▸ **WORK TO DO**
Leave out the images; return the rest of the data exactly.

▸ **COLLECTED DATA**
== == ==

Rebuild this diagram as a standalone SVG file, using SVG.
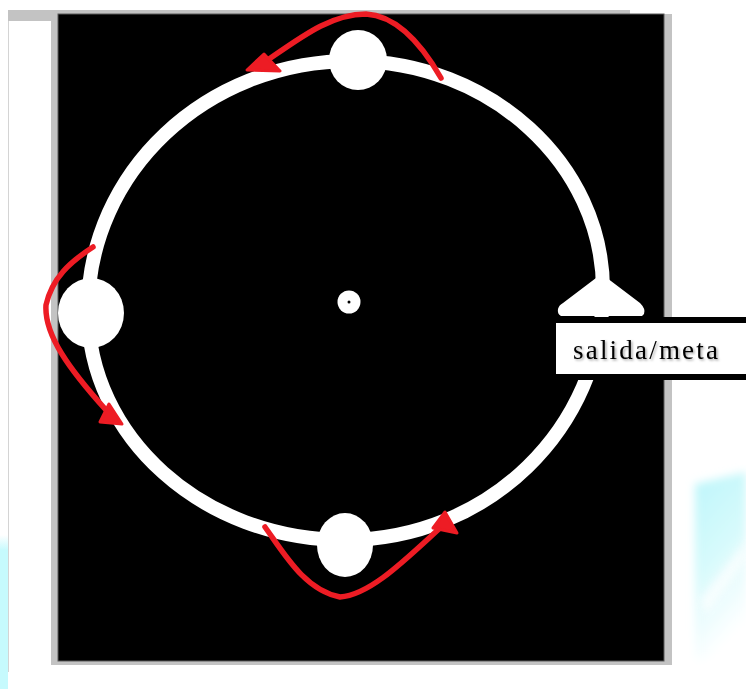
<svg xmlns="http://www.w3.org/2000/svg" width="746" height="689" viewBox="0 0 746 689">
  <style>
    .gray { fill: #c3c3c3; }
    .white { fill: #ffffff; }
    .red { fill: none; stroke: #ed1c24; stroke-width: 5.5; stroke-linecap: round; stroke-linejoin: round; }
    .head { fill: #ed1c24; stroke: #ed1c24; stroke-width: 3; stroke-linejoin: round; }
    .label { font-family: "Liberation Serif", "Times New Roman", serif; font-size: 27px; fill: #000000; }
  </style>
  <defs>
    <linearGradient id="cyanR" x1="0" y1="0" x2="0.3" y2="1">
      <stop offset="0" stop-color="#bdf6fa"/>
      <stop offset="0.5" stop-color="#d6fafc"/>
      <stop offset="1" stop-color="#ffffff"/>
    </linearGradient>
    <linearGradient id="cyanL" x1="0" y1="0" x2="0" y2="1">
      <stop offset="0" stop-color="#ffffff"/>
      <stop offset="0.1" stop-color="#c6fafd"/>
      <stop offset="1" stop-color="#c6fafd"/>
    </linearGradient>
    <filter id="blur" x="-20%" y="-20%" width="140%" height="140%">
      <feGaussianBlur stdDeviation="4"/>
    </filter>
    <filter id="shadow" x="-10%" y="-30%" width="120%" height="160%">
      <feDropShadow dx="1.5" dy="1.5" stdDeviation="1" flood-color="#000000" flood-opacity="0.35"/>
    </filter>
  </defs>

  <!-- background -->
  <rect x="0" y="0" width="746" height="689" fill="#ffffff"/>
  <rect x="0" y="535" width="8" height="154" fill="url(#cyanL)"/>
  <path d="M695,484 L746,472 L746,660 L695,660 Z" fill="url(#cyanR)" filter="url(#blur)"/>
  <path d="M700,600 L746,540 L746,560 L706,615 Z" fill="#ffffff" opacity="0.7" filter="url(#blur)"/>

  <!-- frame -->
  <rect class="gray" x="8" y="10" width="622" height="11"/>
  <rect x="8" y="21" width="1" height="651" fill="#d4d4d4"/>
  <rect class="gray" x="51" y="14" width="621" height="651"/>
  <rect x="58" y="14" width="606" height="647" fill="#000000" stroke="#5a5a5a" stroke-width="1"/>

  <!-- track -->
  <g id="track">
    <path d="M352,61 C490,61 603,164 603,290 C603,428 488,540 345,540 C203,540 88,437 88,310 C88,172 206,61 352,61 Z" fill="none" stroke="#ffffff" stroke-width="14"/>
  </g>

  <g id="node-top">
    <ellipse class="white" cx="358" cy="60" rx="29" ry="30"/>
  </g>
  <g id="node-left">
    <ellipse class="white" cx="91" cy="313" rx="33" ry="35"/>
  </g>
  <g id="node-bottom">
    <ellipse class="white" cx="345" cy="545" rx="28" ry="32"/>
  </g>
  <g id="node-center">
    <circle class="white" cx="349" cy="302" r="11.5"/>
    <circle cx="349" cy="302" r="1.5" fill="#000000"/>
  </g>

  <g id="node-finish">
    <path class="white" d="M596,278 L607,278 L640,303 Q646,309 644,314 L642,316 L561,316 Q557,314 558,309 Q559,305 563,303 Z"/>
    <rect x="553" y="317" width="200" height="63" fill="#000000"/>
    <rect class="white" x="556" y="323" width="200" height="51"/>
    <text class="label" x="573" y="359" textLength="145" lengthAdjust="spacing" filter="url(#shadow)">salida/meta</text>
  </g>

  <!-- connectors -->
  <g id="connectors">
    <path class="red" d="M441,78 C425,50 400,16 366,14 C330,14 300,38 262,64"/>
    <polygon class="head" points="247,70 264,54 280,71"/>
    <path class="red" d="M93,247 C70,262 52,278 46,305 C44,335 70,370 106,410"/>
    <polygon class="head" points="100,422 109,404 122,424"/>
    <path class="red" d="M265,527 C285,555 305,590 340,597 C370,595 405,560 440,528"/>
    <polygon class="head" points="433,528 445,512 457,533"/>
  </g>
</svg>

== == ==

▸ **TASK ANSWER**
Rebuild this diagram as a standalone SVG file, using SVG.
<svg xmlns="http://www.w3.org/2000/svg" width="746" height="689" viewBox="0 0 746 689">
  <style>
    .gray { fill: #c3c3c3; }
    .white { fill: #ffffff; }
    .red { fill: none; stroke: #ed1c24; stroke-width: 5.5; stroke-linecap: round; stroke-linejoin: round; }
    .head { fill: #ed1c24; stroke: #ed1c24; stroke-width: 3; stroke-linejoin: round; }
    .label { font-family: "Liberation Serif", "Times New Roman", serif; font-size: 27px; fill: #000000; }
  </style>
  <defs>
    <linearGradient id="cyanR" x1="0" y1="0" x2="0.3" y2="1">
      <stop offset="0" stop-color="#bdf6fa"/>
      <stop offset="0.5" stop-color="#d6fafc"/>
      <stop offset="1" stop-color="#ffffff"/>
    </linearGradient>
    <linearGradient id="cyanL" x1="0" y1="0" x2="0" y2="1">
      <stop offset="0" stop-color="#ffffff"/>
      <stop offset="0.1" stop-color="#c6fafd"/>
      <stop offset="1" stop-color="#c6fafd"/>
    </linearGradient>
    <filter id="blur" x="-20%" y="-20%" width="140%" height="140%">
      <feGaussianBlur stdDeviation="4"/>
    </filter>
    <filter id="shadow" x="-10%" y="-30%" width="120%" height="160%">
      <feDropShadow dx="1.5" dy="1.5" stdDeviation="1" flood-color="#000000" flood-opacity="0.35"/>
    </filter>
  </defs>

  <!-- background -->
  <rect x="0" y="0" width="746" height="689" fill="#ffffff"/>
  <rect x="0" y="535" width="8" height="154" fill="url(#cyanL)"/>
  <path d="M695,484 L746,472 L746,660 L695,660 Z" fill="url(#cyanR)" filter="url(#blur)"/>
  <path d="M700,600 L746,540 L746,560 L706,615 Z" fill="#ffffff" opacity="0.7" filter="url(#blur)"/>

  <!-- frame -->
  <rect class="gray" x="8" y="10" width="622" height="11"/>
  <rect x="8" y="21" width="1" height="651" fill="#d4d4d4"/>
  <rect class="gray" x="51" y="14" width="621" height="651"/>
  <rect x="58" y="14" width="606" height="647" fill="#000000" stroke="#5a5a5a" stroke-width="1"/>

  <!-- track -->
  <g id="track">
    <path d="M352,61 C490,61 603,164 603,290 C603,428 488,540 345,540 C203,540 88,437 88,310 C88,172 206,61 352,61 Z" fill="none" stroke="#ffffff" stroke-width="14"/>
  </g>

  <g id="node-top">
    <ellipse class="white" cx="358" cy="60" rx="29" ry="30"/>
  </g>
  <g id="node-left">
    <ellipse class="white" cx="91" cy="313" rx="33" ry="35"/>
  </g>
  <g id="node-bottom">
    <ellipse class="white" cx="345" cy="545" rx="28" ry="32"/>
  </g>
  <g id="node-center">
    <circle class="white" cx="349" cy="302" r="11.5"/>
    <circle cx="349" cy="302" r="1.5" fill="#000000"/>
  </g>

  <g id="node-finish">
    <path class="white" d="M596,278 L607,278 L640,303 Q646,309 644,314 L642,316 L561,316 Q557,314 558,309 Q559,305 563,303 Z"/>
    <rect x="553" y="317" width="200" height="63" fill="#000000"/>
    <rect class="white" x="556" y="323" width="200" height="51"/>
    <text class="label" x="573" y="359" textLength="145" lengthAdjust="spacing" filter="url(#shadow)">salida/meta</text>
  </g>

  <!-- connectors -->
  <g id="connectors">
    <path class="red" d="M441,78 C425,50 400,16 366,14 C330,14 300,38 262,64"/>
    <polygon class="head" points="247,70 264,54 280,71"/>
    <path class="red" d="M93,247 C70,262 52,278 46,305 C44,335 70,370 106,410"/>
    <polygon class="head" points="100,422 109,404 122,424"/>
    <path class="red" d="M265,527 C285,555 305,590 340,597 C370,595 405,560 440,528"/>
    <polygon class="head" points="433,528 445,512 457,533"/>
  </g>
</svg>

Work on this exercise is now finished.